*GIVEN INFORMATION*.
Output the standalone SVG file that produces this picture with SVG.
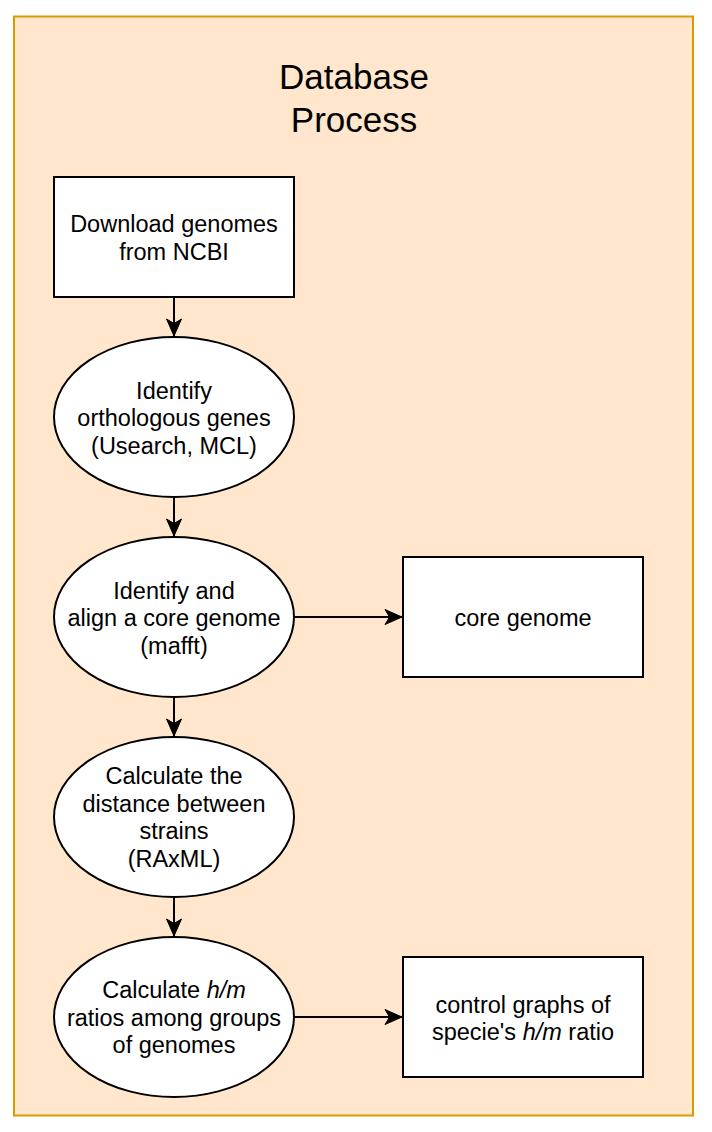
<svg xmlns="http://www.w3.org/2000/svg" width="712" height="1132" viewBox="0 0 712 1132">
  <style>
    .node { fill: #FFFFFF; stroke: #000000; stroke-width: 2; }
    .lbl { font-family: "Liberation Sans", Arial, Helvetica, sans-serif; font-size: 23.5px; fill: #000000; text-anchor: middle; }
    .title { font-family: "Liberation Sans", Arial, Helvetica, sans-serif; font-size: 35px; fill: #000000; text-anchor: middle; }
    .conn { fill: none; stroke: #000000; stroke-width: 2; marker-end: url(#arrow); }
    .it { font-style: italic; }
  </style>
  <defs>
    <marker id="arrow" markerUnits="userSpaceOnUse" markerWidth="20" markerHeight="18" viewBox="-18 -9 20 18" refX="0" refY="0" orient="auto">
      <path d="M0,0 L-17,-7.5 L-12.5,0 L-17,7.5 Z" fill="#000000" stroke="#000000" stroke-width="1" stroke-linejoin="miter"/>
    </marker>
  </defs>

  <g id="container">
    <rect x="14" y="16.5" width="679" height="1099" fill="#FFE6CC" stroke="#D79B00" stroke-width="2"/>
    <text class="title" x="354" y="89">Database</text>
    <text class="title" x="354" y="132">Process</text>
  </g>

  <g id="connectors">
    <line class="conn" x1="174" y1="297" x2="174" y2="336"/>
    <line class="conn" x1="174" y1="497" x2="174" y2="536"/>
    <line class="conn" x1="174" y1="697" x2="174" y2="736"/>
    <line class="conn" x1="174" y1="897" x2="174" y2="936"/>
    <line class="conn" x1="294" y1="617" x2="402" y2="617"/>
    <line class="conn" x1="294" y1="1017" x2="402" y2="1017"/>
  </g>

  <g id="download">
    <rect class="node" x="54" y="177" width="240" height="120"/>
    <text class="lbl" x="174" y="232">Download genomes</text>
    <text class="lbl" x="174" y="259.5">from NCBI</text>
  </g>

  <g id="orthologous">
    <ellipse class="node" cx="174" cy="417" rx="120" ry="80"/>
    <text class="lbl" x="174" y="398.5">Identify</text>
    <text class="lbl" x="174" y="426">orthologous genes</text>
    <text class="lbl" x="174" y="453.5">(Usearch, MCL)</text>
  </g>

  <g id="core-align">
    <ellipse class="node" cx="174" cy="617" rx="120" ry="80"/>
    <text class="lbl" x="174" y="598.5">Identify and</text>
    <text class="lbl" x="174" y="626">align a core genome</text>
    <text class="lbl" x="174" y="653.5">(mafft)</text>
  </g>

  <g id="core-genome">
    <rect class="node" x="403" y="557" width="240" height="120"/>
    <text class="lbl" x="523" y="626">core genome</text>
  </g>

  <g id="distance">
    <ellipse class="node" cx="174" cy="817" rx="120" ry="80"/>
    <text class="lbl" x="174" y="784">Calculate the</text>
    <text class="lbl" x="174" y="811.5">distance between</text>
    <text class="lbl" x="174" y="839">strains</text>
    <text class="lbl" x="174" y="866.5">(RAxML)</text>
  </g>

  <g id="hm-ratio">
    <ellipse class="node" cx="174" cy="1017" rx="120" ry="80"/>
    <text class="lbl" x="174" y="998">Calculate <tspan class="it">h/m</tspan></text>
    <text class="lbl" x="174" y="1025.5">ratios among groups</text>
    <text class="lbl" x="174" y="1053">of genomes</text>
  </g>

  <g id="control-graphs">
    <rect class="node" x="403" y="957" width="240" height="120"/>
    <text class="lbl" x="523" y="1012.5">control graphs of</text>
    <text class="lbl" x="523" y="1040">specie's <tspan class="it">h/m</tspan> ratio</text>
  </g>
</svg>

*GIVEN TASK*. Reproduce all of the material above word for word. Omit the pictures.

*RESPONSE TO THIS TASK*.
Output the standalone SVG file that produces this picture with SVG.
<svg xmlns="http://www.w3.org/2000/svg" width="712" height="1132" viewBox="0 0 712 1132">
  <style>
    .node { fill: #FFFFFF; stroke: #000000; stroke-width: 2; }
    .lbl { font-family: "Liberation Sans", Arial, Helvetica, sans-serif; font-size: 23.5px; fill: #000000; text-anchor: middle; }
    .title { font-family: "Liberation Sans", Arial, Helvetica, sans-serif; font-size: 35px; fill: #000000; text-anchor: middle; }
    .conn { fill: none; stroke: #000000; stroke-width: 2; marker-end: url(#arrow); }
    .it { font-style: italic; }
  </style>
  <defs>
    <marker id="arrow" markerUnits="userSpaceOnUse" markerWidth="20" markerHeight="18" viewBox="-18 -9 20 18" refX="0" refY="0" orient="auto">
      <path d="M0,0 L-17,-7.5 L-12.5,0 L-17,7.5 Z" fill="#000000" stroke="#000000" stroke-width="1" stroke-linejoin="miter"/>
    </marker>
  </defs>

  <g id="container">
    <rect x="14" y="16.5" width="679" height="1099" fill="#FFE6CC" stroke="#D79B00" stroke-width="2"/>
    <text class="title" x="354" y="89">Database</text>
    <text class="title" x="354" y="132">Process</text>
  </g>

  <g id="connectors">
    <line class="conn" x1="174" y1="297" x2="174" y2="336"/>
    <line class="conn" x1="174" y1="497" x2="174" y2="536"/>
    <line class="conn" x1="174" y1="697" x2="174" y2="736"/>
    <line class="conn" x1="174" y1="897" x2="174" y2="936"/>
    <line class="conn" x1="294" y1="617" x2="402" y2="617"/>
    <line class="conn" x1="294" y1="1017" x2="402" y2="1017"/>
  </g>

  <g id="download">
    <rect class="node" x="54" y="177" width="240" height="120"/>
    <text class="lbl" x="174" y="232">Download genomes</text>
    <text class="lbl" x="174" y="259.5">from NCBI</text>
  </g>

  <g id="orthologous">
    <ellipse class="node" cx="174" cy="417" rx="120" ry="80"/>
    <text class="lbl" x="174" y="398.5">Identify</text>
    <text class="lbl" x="174" y="426">orthologous genes</text>
    <text class="lbl" x="174" y="453.5">(Usearch, MCL)</text>
  </g>

  <g id="core-align">
    <ellipse class="node" cx="174" cy="617" rx="120" ry="80"/>
    <text class="lbl" x="174" y="598.5">Identify and</text>
    <text class="lbl" x="174" y="626">align a core genome</text>
    <text class="lbl" x="174" y="653.5">(mafft)</text>
  </g>

  <g id="core-genome">
    <rect class="node" x="403" y="557" width="240" height="120"/>
    <text class="lbl" x="523" y="626">core genome</text>
  </g>

  <g id="distance">
    <ellipse class="node" cx="174" cy="817" rx="120" ry="80"/>
    <text class="lbl" x="174" y="784">Calculate the</text>
    <text class="lbl" x="174" y="811.5">distance between</text>
    <text class="lbl" x="174" y="839">strains</text>
    <text class="lbl" x="174" y="866.5">(RAxML)</text>
  </g>

  <g id="hm-ratio">
    <ellipse class="node" cx="174" cy="1017" rx="120" ry="80"/>
    <text class="lbl" x="174" y="998">Calculate <tspan class="it">h/m</tspan></text>
    <text class="lbl" x="174" y="1025.5">ratios among groups</text>
    <text class="lbl" x="174" y="1053">of genomes</text>
  </g>

  <g id="control-graphs">
    <rect class="node" x="403" y="957" width="240" height="120"/>
    <text class="lbl" x="523" y="1012.5">control graphs of</text>
    <text class="lbl" x="523" y="1040">specie's <tspan class="it">h/m</tspan> ratio</text>
  </g>
</svg>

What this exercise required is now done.